Stay vacated and case remanded to the district court for continued proceedings consistent herewith. Costs for appellant.
Notes
. Screen states in its brief that "it is unclear whether” Elmendorf's objections to the April 8, 1994 magistrate judge's report, filed on April 25, 1994, were filed within the 10-day period required by 28 U.S.C. § 636(b)(1)(C) (1988). This seems to suggest that we should deem Elmen-dorf’s appeal waived.
See, e.g., Henley Drilling Co. v. McGee,
. 28 U.S.C. § 636 states, in pertinent part:
(b)(1) Notwithstanding any provision of law to the contrary—
(A)a judge may designate a magistrate to hear and determine any pretrial matter pending before the court, except a motion ... to involuntarily dismiss an action....

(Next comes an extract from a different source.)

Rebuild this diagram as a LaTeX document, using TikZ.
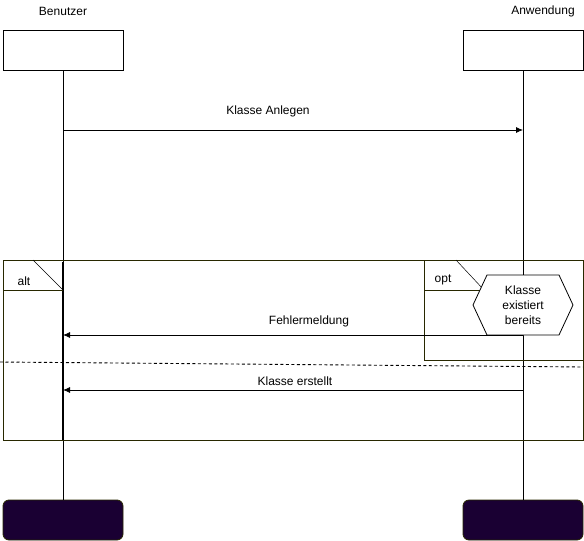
\documentclass[tikz,border=0pt]{standalone}
\usepackage{fontspec}
\setmainfont{Liberation Sans}
\usetikzlibrary{arrows.meta}

\definecolor{framecol}{RGB}{40,40,0}
\definecolor{endcol}{RGB}{26,0,51}

\tikzset{
    head/.style={draw, minimum width=120pt, minimum height=40pt, inner sep=0pt, line width=0.8pt},
    tail/.style={head, fill=endcol, draw=framecol, rounded corners=6pt},
    msg/.style={line width=0.8pt, -{Latex[length=7pt,width=6pt]}},
    lbl/.style={font=\fontsize{12}{14}\selectfont, inner sep=1pt},
    frame/.style={draw=framecol, line width=0.8pt}
}

\begin{document}
\begin{tikzpicture}[x=1pt, y=-1pt]
    \useasboundingbox (0,0) rectangle (584,541);

    % Define participants
    \node[lbl] (benutzerName) at (63,11) {Benutzer};
    \node[lbl] (anwendungName) at (543,11) {Anwendung};
    \node[head] (benutzer) at (63,50) {};
    \node[head] (anwendung) at (523,50) {};
    \node[tail] (benutzerEnd) at (63,520) {};
    \node[tail] (anwendungEnd) at (523,520) {};

    % Lifelines
    \draw[line width=0.8pt] (benutzer) -- (benutzerEnd);
    \draw[line width=0.8pt] (anwendung) -- (anwendungEnd);
    \draw[line width=1.4pt] (63,262) -- (63,440);

    % Frames
    \draw[frame] (3,260) rectangle (583,440);
    \draw[frame] (3,290) -- (63,290);
    \draw[line width=0.5pt] (33,260) -- (63,290);
    \node[lbl] (altLabel) at (24,281) {alt};
    \draw[frame] (424,260) rectangle (583,360);
    \draw[frame] (424,290) -- (484,290);
    \draw[line width=0.5pt] (456,260) -- (484,290);
    \node[lbl] (optLabel) at (443,280) {opt};
    \draw[line width=0.9pt, dash pattern=on 3pt off 2.5pt] (0,362) -- (583,367);

    % Condition
    \draw[fill=white, line width=0.8pt] (473,305) -- (487,275) -- (559,275) -- (573,305) -- (559,335) -- (487,335) -- cycle;
    \node[lbl, align=center, font=\fontsize{12}{15}\selectfont] (existiert) at (523,305) {Klasse\\existiert\\bereits};

    % Messages
    \coordinate (b1) at (63,130);
    \coordinate (a1) at (523,130);
    \coordinate (b2) at (63,335);
    \coordinate (a2) at (523,335);
    \coordinate (b3) at (63,390);
    \coordinate (a3) at (523,390);
    \draw[msg] (b1) -- (a1);
    \draw[msg] (a2) -- (b2);
    \draw[msg] (a3) -- (b3);
    \node[lbl] (anlegen) at (268,111) {Klasse Anlegen};
    \node[lbl] (fehler) at (309,321) {Fehlermeldung};
    \node[lbl] (erstellt) at (295,381) {Klasse erstellt};
\end{tikzpicture}
\end{document}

(B) a judge may also designate a magistrate ... to submit to a judge of the court proposed findings of fact and recommendations for the disposition, by a judge of the court, of any motion excepted in subparagraph
(A)....
(C) the magistrate shall file his proposed findings and recommendations under sub-paragraph (B) with the court and a copy shall forthwith be mailed to all parties.
Within ten days after being served with a copy, any party may serve and file written objections to such proposed findings and recommendations as provided by rules of court. A judge of the court shall make a de novo determination of those portions of the report or specified proposed findings or recommendations to which objection is made. A judge of the court may accept, reject, or modify, in whole or in part, the findings or recommendations made by the magistrate. The judge may also receive further evidence or recommit the matter to the magistrate with instructions.
28 U.S.C. § 636(b)(1) (1988) (emphasis added).
. As we have previously mentioned, the Court in
Moses H. Cone
also spoke of the need to find "that the parallel state-court litigation will be an adequate vehicle for the complete and prompt resolution of the issues between the parties.”
. We also note Screen’s contention that the federal action is vexatious and reactive.